# REQUIREMENTS:
Repeat the listing that follows, character for character, minus the pictures.
┌─ SOURCE MATERIAL
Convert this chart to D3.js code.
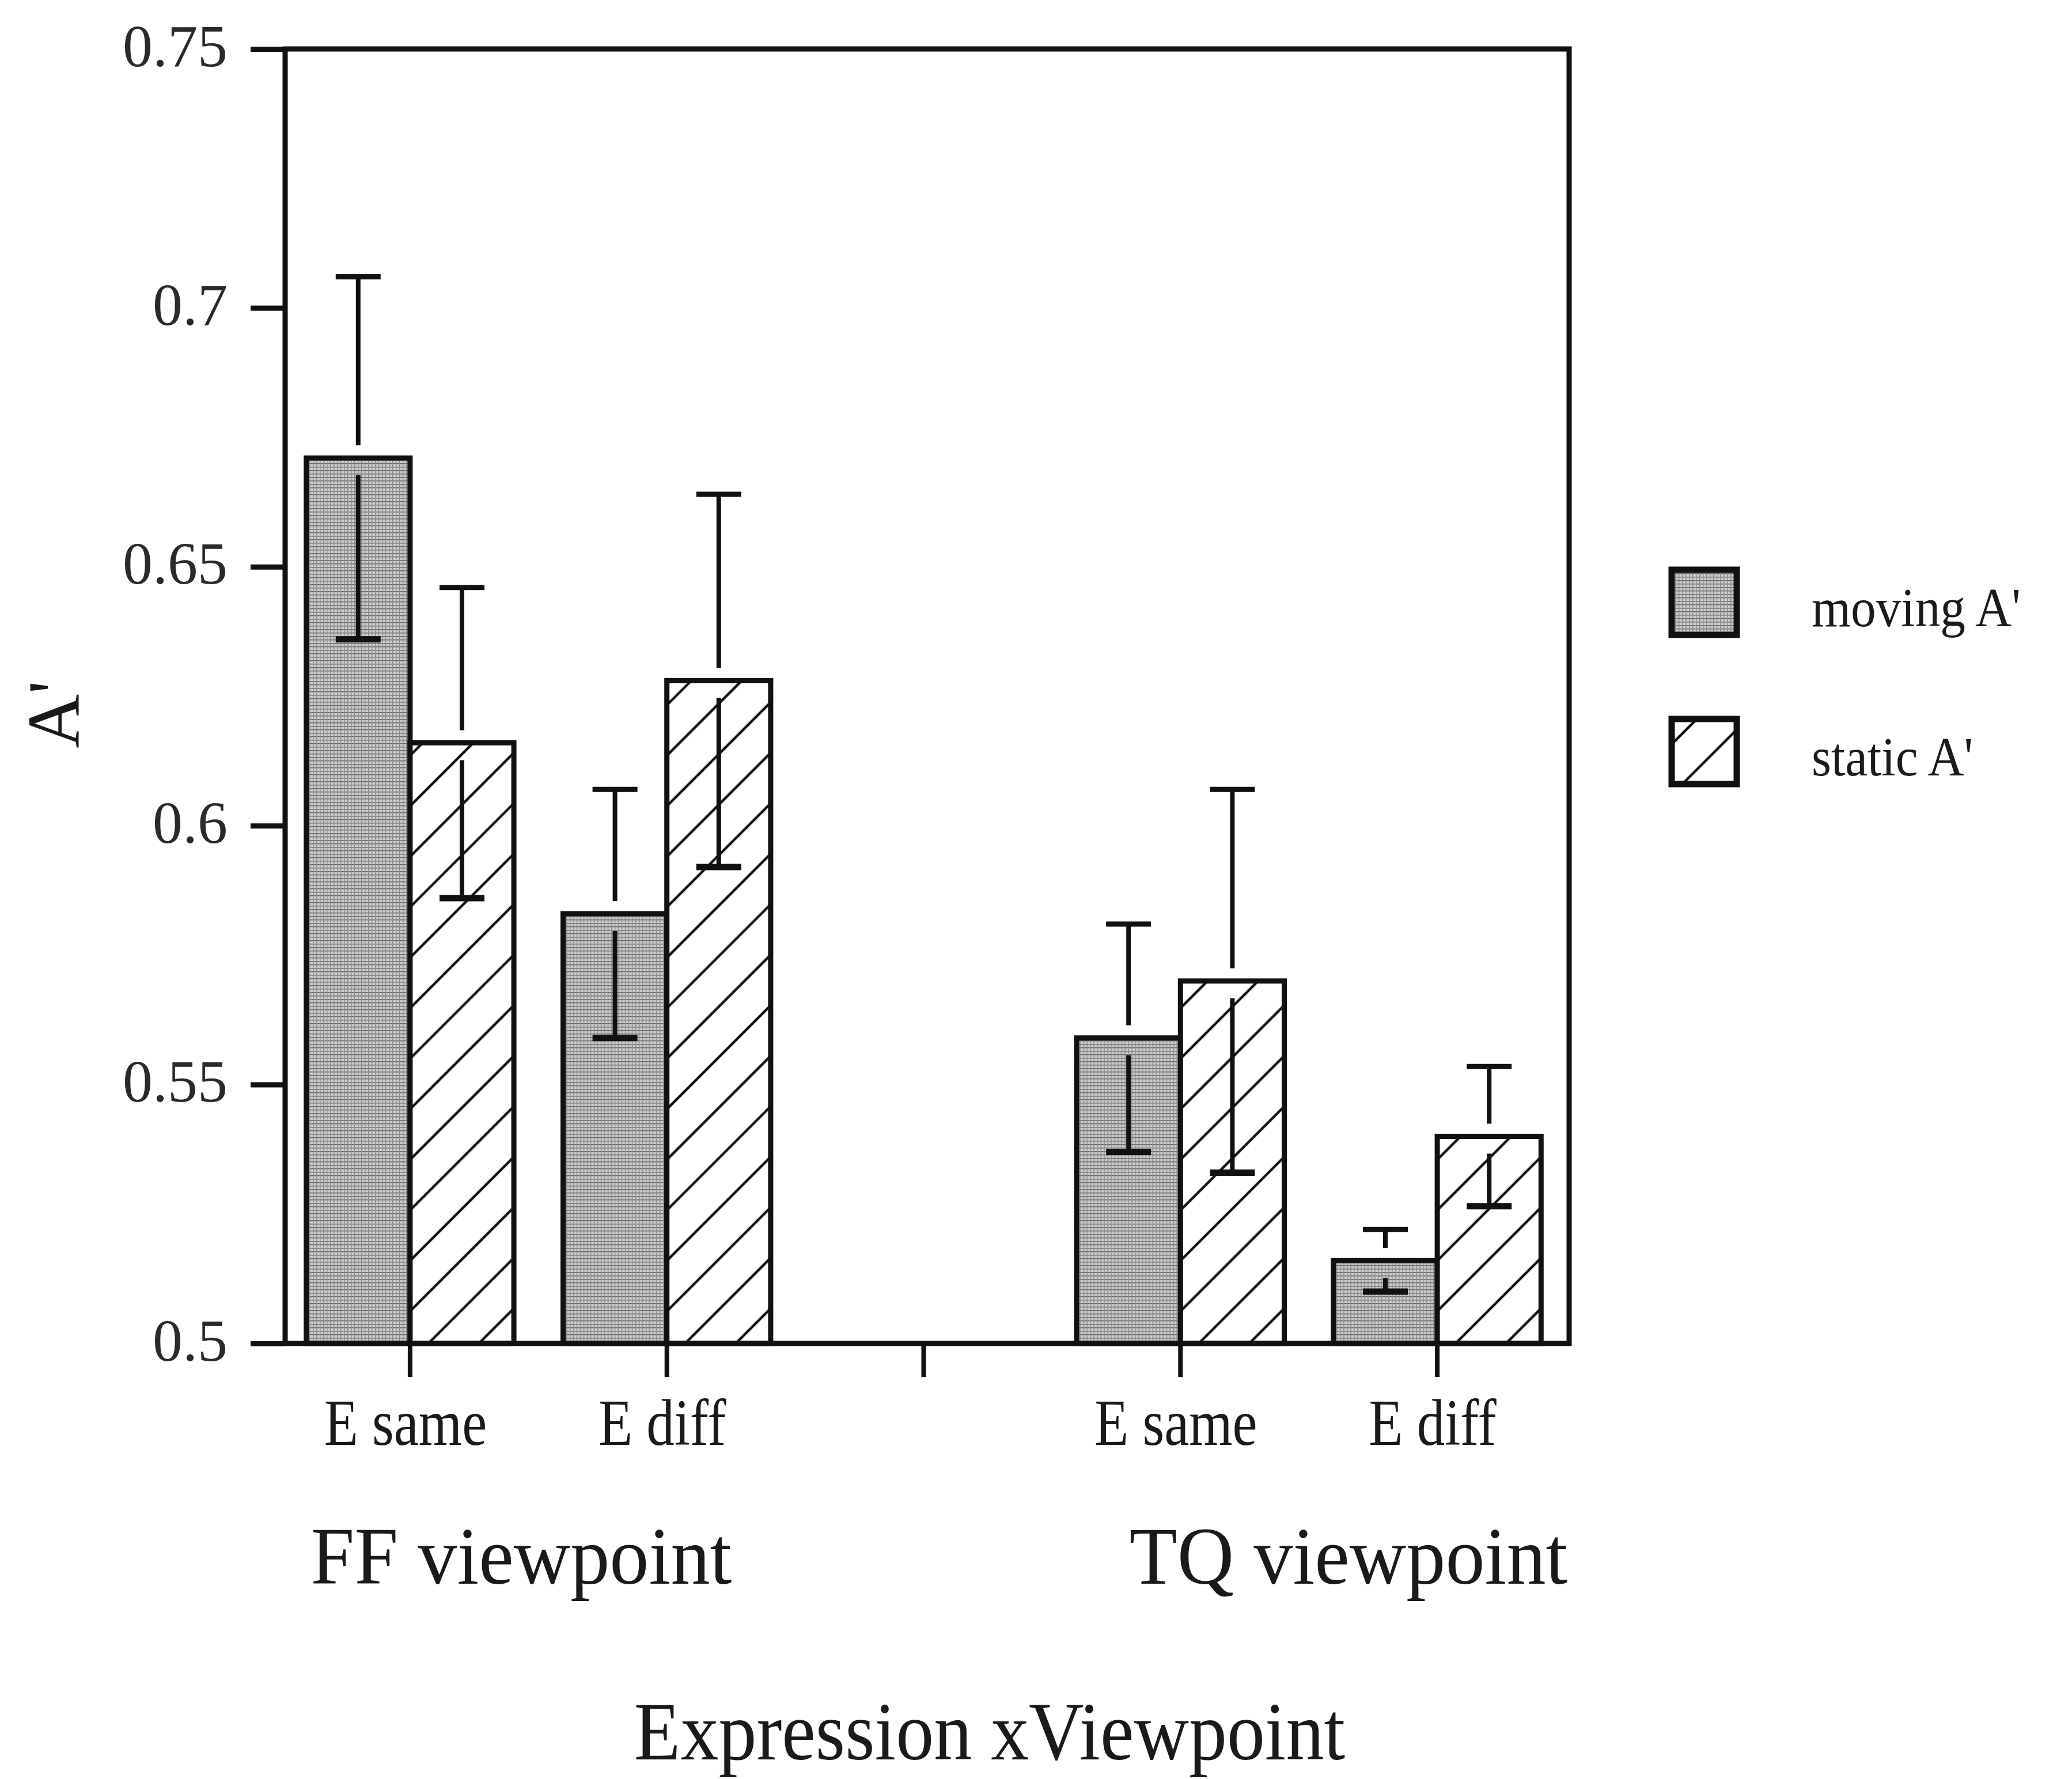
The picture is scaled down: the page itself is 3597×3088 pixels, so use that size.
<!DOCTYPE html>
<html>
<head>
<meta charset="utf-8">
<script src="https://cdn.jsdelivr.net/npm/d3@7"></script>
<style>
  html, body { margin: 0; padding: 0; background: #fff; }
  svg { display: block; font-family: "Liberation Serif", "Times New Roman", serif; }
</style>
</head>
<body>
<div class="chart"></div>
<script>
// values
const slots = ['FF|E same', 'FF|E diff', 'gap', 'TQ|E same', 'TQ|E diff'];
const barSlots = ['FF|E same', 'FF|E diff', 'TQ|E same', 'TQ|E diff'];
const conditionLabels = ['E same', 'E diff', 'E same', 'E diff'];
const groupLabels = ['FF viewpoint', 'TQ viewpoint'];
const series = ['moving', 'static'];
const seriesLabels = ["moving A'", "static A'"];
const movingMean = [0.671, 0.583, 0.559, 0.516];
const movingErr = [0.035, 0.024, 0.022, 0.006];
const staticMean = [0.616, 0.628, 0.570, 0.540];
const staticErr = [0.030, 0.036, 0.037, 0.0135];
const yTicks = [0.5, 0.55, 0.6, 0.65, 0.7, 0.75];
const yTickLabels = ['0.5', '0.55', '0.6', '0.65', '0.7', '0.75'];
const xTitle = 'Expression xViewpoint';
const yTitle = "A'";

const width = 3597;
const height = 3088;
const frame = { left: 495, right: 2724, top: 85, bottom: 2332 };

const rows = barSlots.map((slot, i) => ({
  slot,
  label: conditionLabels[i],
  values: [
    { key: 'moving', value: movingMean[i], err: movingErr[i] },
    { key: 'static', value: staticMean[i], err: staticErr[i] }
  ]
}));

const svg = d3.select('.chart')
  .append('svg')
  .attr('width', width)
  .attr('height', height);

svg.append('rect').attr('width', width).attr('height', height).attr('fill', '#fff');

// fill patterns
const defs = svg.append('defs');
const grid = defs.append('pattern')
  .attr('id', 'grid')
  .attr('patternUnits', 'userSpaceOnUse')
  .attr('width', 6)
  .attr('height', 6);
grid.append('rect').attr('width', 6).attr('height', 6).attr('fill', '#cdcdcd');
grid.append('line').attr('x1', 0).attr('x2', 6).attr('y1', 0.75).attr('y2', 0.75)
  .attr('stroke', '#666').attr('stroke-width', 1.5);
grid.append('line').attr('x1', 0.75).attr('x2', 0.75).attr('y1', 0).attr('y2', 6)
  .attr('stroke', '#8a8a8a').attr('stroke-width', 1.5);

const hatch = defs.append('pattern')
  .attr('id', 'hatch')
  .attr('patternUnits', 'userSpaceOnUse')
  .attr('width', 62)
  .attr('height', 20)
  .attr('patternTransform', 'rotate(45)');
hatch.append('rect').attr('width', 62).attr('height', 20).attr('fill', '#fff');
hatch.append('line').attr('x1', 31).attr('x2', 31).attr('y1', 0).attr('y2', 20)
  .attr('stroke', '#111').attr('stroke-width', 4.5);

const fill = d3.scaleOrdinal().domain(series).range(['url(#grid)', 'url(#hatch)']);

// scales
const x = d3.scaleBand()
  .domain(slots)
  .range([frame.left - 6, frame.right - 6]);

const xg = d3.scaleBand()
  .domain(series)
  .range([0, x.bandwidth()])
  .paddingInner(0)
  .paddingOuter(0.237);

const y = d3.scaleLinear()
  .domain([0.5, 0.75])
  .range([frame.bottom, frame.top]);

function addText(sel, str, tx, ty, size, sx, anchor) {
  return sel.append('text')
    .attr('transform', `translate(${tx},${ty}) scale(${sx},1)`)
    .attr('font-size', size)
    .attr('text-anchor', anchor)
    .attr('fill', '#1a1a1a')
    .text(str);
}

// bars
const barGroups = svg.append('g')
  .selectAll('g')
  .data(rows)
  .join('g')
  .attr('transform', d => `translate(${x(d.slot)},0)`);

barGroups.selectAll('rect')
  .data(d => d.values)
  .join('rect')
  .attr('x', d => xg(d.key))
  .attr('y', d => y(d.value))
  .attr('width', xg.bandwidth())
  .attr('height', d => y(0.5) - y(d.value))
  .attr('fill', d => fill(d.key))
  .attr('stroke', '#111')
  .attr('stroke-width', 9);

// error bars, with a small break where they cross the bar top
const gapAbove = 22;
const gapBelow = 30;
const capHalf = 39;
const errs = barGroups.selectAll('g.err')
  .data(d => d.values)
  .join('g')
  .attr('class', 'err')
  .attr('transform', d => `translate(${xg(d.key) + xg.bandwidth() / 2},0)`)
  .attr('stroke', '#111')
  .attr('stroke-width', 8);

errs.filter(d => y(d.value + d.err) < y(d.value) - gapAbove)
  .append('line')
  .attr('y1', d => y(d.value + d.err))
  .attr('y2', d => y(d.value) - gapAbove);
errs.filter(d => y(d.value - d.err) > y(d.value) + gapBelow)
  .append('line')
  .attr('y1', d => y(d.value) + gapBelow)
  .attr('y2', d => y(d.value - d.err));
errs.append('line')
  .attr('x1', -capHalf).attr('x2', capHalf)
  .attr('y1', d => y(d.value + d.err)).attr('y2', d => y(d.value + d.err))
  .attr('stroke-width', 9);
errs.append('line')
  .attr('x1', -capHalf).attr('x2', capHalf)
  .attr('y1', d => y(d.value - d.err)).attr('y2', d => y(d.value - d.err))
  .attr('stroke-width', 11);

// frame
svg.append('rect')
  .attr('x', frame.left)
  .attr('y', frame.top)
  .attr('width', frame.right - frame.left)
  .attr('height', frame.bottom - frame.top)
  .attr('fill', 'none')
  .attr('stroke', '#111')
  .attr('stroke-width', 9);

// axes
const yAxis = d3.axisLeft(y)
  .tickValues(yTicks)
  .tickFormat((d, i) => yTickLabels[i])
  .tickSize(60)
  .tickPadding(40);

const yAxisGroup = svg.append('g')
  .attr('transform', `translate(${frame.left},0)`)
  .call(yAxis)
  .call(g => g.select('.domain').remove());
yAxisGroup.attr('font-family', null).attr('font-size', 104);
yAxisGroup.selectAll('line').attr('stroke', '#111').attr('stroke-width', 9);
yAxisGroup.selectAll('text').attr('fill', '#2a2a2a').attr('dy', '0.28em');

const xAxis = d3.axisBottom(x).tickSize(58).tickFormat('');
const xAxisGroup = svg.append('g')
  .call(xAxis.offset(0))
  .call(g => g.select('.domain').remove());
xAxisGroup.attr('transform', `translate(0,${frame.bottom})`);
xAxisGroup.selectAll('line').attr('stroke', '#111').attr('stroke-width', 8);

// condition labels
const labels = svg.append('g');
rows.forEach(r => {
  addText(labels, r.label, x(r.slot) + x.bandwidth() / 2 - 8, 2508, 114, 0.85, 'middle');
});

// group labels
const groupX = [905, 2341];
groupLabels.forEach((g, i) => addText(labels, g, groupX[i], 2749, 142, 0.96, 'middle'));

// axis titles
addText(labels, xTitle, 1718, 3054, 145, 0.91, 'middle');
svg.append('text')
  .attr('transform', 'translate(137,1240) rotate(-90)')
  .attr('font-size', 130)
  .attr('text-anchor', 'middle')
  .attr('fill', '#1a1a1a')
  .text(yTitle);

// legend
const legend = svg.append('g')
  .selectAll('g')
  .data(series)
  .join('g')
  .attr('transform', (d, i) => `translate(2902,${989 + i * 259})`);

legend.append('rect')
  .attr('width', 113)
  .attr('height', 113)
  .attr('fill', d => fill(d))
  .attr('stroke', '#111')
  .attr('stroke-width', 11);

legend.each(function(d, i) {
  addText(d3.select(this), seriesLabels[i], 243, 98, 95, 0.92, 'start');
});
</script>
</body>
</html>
└─
# WRITTEN RESPONSE:
Convert this chart to D3.js code.
The picture is scaled down: the page itself is 3597×3088 pixels, so use that size.
<!DOCTYPE html>
<html>
<head>
<meta charset="utf-8">
<script src="https://cdn.jsdelivr.net/npm/d3@7"></script>
<style>
  html, body { margin: 0; padding: 0; background: #fff; }
  svg { display: block; font-family: "Liberation Serif", "Times New Roman", serif; }
</style>
</head>
<body>
<div class="chart"></div>
<script>
// values
const slots = ['FF|E same', 'FF|E diff', 'gap', 'TQ|E same', 'TQ|E diff'];
const barSlots = ['FF|E same', 'FF|E diff', 'TQ|E same', 'TQ|E diff'];
const conditionLabels = ['E same', 'E diff', 'E same', 'E diff'];
const groupLabels = ['FF viewpoint', 'TQ viewpoint'];
const series = ['moving', 'static'];
const seriesLabels = ["moving A'", "static A'"];
const movingMean = [0.671, 0.583, 0.559, 0.516];
const movingErr = [0.035, 0.024, 0.022, 0.006];
const staticMean = [0.616, 0.628, 0.570, 0.540];
const staticErr = [0.030, 0.036, 0.037, 0.0135];
const yTicks = [0.5, 0.55, 0.6, 0.65, 0.7, 0.75];
const yTickLabels = ['0.5', '0.55', '0.6', '0.65', '0.7', '0.75'];
const xTitle = 'Expression xViewpoint';
const yTitle = "A'";

const width = 3597;
const height = 3088;
const frame = { left: 495, right: 2724, top: 85, bottom: 2332 };

const rows = barSlots.map((slot, i) => ({
  slot,
  label: conditionLabels[i],
  values: [
    { key: 'moving', value: movingMean[i], err: movingErr[i] },
    { key: 'static', value: staticMean[i], err: staticErr[i] }
  ]
}));

const svg = d3.select('.chart')
  .append('svg')
  .attr('width', width)
  .attr('height', height);

svg.append('rect').attr('width', width).attr('height', height).attr('fill', '#fff');

// fill patterns
const defs = svg.append('defs');
const grid = defs.append('pattern')
  .attr('id', 'grid')
  .attr('patternUnits', 'userSpaceOnUse')
  .attr('width', 6)
  .attr('height', 6);
grid.append('rect').attr('width', 6).attr('height', 6).attr('fill', '#cdcdcd');
grid.append('line').attr('x1', 0).attr('x2', 6).attr('y1', 0.75).attr('y2', 0.75)
  .attr('stroke', '#666').attr('stroke-width', 1.5);
grid.append('line').attr('x1', 0.75).attr('x2', 0.75).attr('y1', 0).attr('y2', 6)
  .attr('stroke', '#8a8a8a').attr('stroke-width', 1.5);

const hatch = defs.append('pattern')
  .attr('id', 'hatch')
  .attr('patternUnits', 'userSpaceOnUse')
  .attr('width', 62)
  .attr('height', 20)
  .attr('patternTransform', 'rotate(45)');
hatch.append('rect').attr('width', 62).attr('height', 20).attr('fill', '#fff');
hatch.append('line').attr('x1', 31).attr('x2', 31).attr('y1', 0).attr('y2', 20)
  .attr('stroke', '#111').attr('stroke-width', 4.5);

const fill = d3.scaleOrdinal().domain(series).range(['url(#grid)', 'url(#hatch)']);

// scales
const x = d3.scaleBand()
  .domain(slots)
  .range([frame.left - 6, frame.right - 6]);

const xg = d3.scaleBand()
  .domain(series)
  .range([0, x.bandwidth()])
  .paddingInner(0)
  .paddingOuter(0.237);

const y = d3.scaleLinear()
  .domain([0.5, 0.75])
  .range([frame.bottom, frame.top]);

function addText(sel, str, tx, ty, size, sx, anchor) {
  return sel.append('text')
    .attr('transform', `translate(${tx},${ty}) scale(${sx},1)`)
    .attr('font-size', size)
    .attr('text-anchor', anchor)
    .attr('fill', '#1a1a1a')
    .text(str);
}

// bars
const barGroups = svg.append('g')
  .selectAll('g')
  .data(rows)
  .join('g')
  .attr('transform', d => `translate(${x(d.slot)},0)`);

barGroups.selectAll('rect')
  .data(d => d.values)
  .join('rect')
  .attr('x', d => xg(d.key))
  .attr('y', d => y(d.value))
  .attr('width', xg.bandwidth())
  .attr('height', d => y(0.5) - y(d.value))
  .attr('fill', d => fill(d.key))
  .attr('stroke', '#111')
  .attr('stroke-width', 9);

// error bars, with a small break where they cross the bar top
const gapAbove = 22;
const gapBelow = 30;
const capHalf = 39;
const errs = barGroups.selectAll('g.err')
  .data(d => d.values)
  .join('g')
  .attr('class', 'err')
  .attr('transform', d => `translate(${xg(d.key) + xg.bandwidth() / 2},0)`)
  .attr('stroke', '#111')
  .attr('stroke-width', 8);

errs.filter(d => y(d.value + d.err) < y(d.value) - gapAbove)
  .append('line')
  .attr('y1', d => y(d.value + d.err))
  .attr('y2', d => y(d.value) - gapAbove);
errs.filter(d => y(d.value - d.err) > y(d.value) + gapBelow)
  .append('line')
  .attr('y1', d => y(d.value) + gapBelow)
  .attr('y2', d => y(d.value - d.err));
errs.append('line')
  .attr('x1', -capHalf).attr('x2', capHalf)
  .attr('y1', d => y(d.value + d.err)).attr('y2', d => y(d.value + d.err))
  .attr('stroke-width', 9);
errs.append('line')
  .attr('x1', -capHalf).attr('x2', capHalf)
  .attr('y1', d => y(d.value - d.err)).attr('y2', d => y(d.value - d.err))
  .attr('stroke-width', 11);

// frame
svg.append('rect')
  .attr('x', frame.left)
  .attr('y', frame.top)
  .attr('width', frame.right - frame.left)
  .attr('height', frame.bottom - frame.top)
  .attr('fill', 'none')
  .attr('stroke', '#111')
  .attr('stroke-width', 9);

// axes
const yAxis = d3.axisLeft(y)
  .tickValues(yTicks)
  .tickFormat((d, i) => yTickLabels[i])
  .tickSize(60)
  .tickPadding(40);

const yAxisGroup = svg.append('g')
  .attr('transform', `translate(${frame.left},0)`)
  .call(yAxis)
  .call(g => g.select('.domain').remove());
yAxisGroup.attr('font-family', null).attr('font-size', 104);
yAxisGroup.selectAll('line').attr('stroke', '#111').attr('stroke-width', 9);
yAxisGroup.selectAll('text').attr('fill', '#2a2a2a').attr('dy', '0.28em');

const xAxis = d3.axisBottom(x).tickSize(58).tickFormat('');
const xAxisGroup = svg.append('g')
  .call(xAxis.offset(0))
  .call(g => g.select('.domain').remove());
xAxisGroup.attr('transform', `translate(0,${frame.bottom})`);
xAxisGroup.selectAll('line').attr('stroke', '#111').attr('stroke-width', 8);

// condition labels
const labels = svg.append('g');
rows.forEach(r => {
  addText(labels, r.label, x(r.slot) + x.bandwidth() / 2 - 8, 2508, 114, 0.85, 'middle');
});

// group labels
const groupX = [905, 2341];
groupLabels.forEach((g, i) => addText(labels, g, groupX[i], 2749, 142, 0.96, 'middle'));

// axis titles
addText(labels, xTitle, 1718, 3054, 145, 0.91, 'middle');
svg.append('text')
  .attr('transform', 'translate(137,1240) rotate(-90)')
  .attr('font-size', 130)
  .attr('text-anchor', 'middle')
  .attr('fill', '#1a1a1a')
  .text(yTitle);

// legend
const legend = svg.append('g')
  .selectAll('g')
  .data(series)
  .join('g')
  .attr('transform', (d, i) => `translate(2902,${989 + i * 259})`);

legend.append('rect')
  .attr('width', 113)
  .attr('height', 113)
  .attr('fill', d => fill(d))
  .attr('stroke', '#111')
  .attr('stroke-width', 11);

legend.each(function(d, i) {
  addText(d3.select(this), seriesLabels[i], 243, 98, 95, 0.92, 'start');
});
</script>
</body>
</html>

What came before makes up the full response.